After breakfast it’s time for some serious reorganizing inside Vincent who is looking quite jumbled at the moment. Just as O has almost completed his heroic reorganization the sky grows very dark and we hear approaching thunder. As the skies open we are ready to head over to Headquarters Campground where there are washing machines (and an occasional working dryer, as it turns out.) O does the laundry schlepping as I do not want my plaster cast dissolving in the downpour. We end up having to pack up wet laundry and find a second laundry station as the dryer in the first is defunct.
Laundry finally done, we drive to the visitor center where wifi is available, but the signal is not very strong and I cannot connect. Finally, after a few people leave the crowded room I am able to connect and upload the story of our rescue day. Finally we pack up and drive to nearby Alma for dinner as it is still raining hard, and we do not have a tarp set up. The first restaurant we come to is the Tipsy Tail. I order fish tacos and O gets a Beyond Meat burger. Both are very good.

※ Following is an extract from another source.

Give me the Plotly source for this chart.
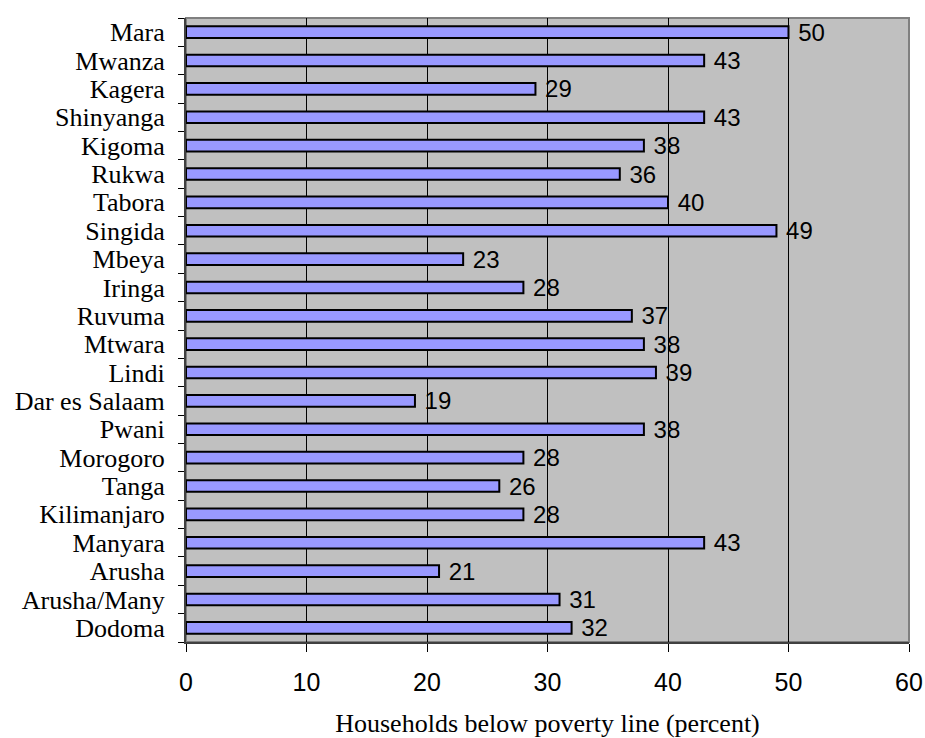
import plotly.graph_objects as go

# Regions listed bottom to top (as plotted on the category axis)
regions = ["Dodoma", "Arusha/Many", "Arusha", "Manyara", "Kilimanjaro", "Tanga",
           "Morogoro", "Pwani", "Dar es Salaam", "Lindi", "Mtwara", "Ruvuma",
           "Iringa", "Mbeya", "Singida", "Tabora", "Rukwa", "Kigoma",
           "Shinyanga", "Kagera", "Mwanza", "Mara"]
poverty_pct = [32, 31, 21, 43, 28, 26, 28, 38, 19, 39, 38, 37,
               28, 23, 49, 40, 36, 38, 43, 29, 43, 50]
x_ticks = [0, 10, 20, 30, 40, 50, 60]

SANS = "Liberation Sans, Arial"
SERIF = "Liberation Serif, Times New Roman"

fig = go.Figure(go.Bar(
    y=regions,
    x=poverty_pct,
    orientation="h",
    marker=dict(color="#9999FF", line=dict(color="black", width=2)),
    text=[" " + str(v) for v in poverty_pct],
    textposition="outside",
    constraintext="none",
    textfont=dict(family=SANS, size=24, color="black"),
    cliponaxis=False,
))

fig.update_layout(
    width=925, height=738,
    margin=dict(l=186, r=16, t=18, b=96, autoexpand=False),
    paper_bgcolor="white",
    plot_bgcolor="#C0C0C0",
    bargap=0.59,
    showlegend=False,
    xaxis=dict(
        range=[0, 60],
        tickvals=x_ticks,
        automargin=False,
        ticks="outside", ticklen=8, tickcolor="black",
        ticklabelstandoff=9,
        tickfont=dict(family=SANS, size=25, color="black"),
        showgrid=True, gridcolor="black", gridwidth=1,
        showline=True, linecolor="#404040", linewidth=2,
        zeroline=False,
        title=dict(text="Households below poverty line (percent)",
                   font=dict(family=SERIF, size=26, color="black"),
                   standoff=20),
    ),
    yaxis=dict(
        type="category",
        automargin=False,
        tickmode="linear", tick0=0, dtick=1,
        tickson="boundaries",
        ticks="outside", ticklen=6, tickcolor="black",
        ticklabelstandoff=14,
        tickfont=dict(family=SERIF, size=26, color="black"),
        showline=True, linecolor="#404040", linewidth=2,
        showgrid=False,
        range=[-0.5, len(regions) - 0.5],
    ),
    shapes=[dict(type="rect", xref="paper", yref="paper", x0=0, x1=1, y0=0, y1=1,
                 line=dict(color="#808080", width=2), layer="below")],
)

fig.write_html("out.html")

After dinner we head to the Molly Kool House for an evening of music and tales. While we await the opening of the doors at the replica of Molly Kool’s childhood home, we are treated to a brilliant double rainbow. (According to Wikipedia Molly Kool, in 1939, was the first woman to become a sea captain in North America after receiving her master mariner’s papers from the Merchant Marine Institution in Yarmouth, Nova Scotia.)The kitchen party is geared towards children, but it is still fun and entertaining. The performers stay in character from a time period near the end of WWII. They gossip and tell stories about the “goings on” of the time. Of course they also work in some brief tales of Molly and have kids and adults from the audience put on costumes and participate in the story-telling. Two young local girls provide interludes of song and fiddle tunes. The usual young performers are off at a competition. Apparently they are doing quite well. After the performance we return to Wolfe Point for the night.